In the house: two Graduals, two Antiphonaries, three large Cancionals by Hermann, one large Cancional by Jacob, six small Cancionals, one red Cancional with several sexterns [these six words are crossed out], one red Cancional by Jacob, one old Cancional with several sexterns, small booklets with Proficia, the cantor’s register.)

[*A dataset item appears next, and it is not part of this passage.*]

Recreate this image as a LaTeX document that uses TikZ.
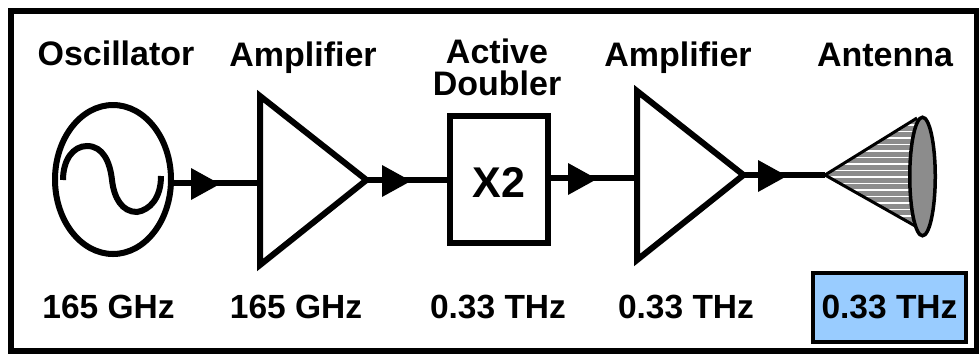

The three large Cancionals are certainly to be attributed to Hermann Edlerawer, while the large and the red one “des Jacobem” refer to Jacob Gressing von Fladnitz, the former rector of the civic school.[107] The books attributed to them—i.e. evidently personally overseen by them—are exclusively designated as “Cancional”, and thus distinguished from the chant manuscripts (Antiphonale, Graduale, Passionale, etc.), some of which were kept in the church itself (in the choir). In 1455, the organist of Trent, Johannes Lupi—who had himself previously studied in Vienna—bequeathed his six-book collection of “cantionalia vel figuratus cantus” ( Cancionals, or cantus figuratus) to the parish church in Bolzano, using the terms “cancionale” and “figuratus cantus” almost synonymously in his will (» G. Johannes Lupi). If one accepts this nomenclature, then a total of five large and six small volumes in the Cantorey library of 1476 may have contained mensural polyphony—while the only other item, “ain alts Cancional mit ettlichen Sextern” (an old Cancional with several sexterns), was probably described as “old” precisely because its content was not mensural. It may further be assumed that the collecting and composing of mensural church music did not cease after Edlerawer’s departure, and that other cantors and subcantors were creatively involved in it. For the question of surviving musical sources from Vienna generally, see » E. Transmission of Viennese church music.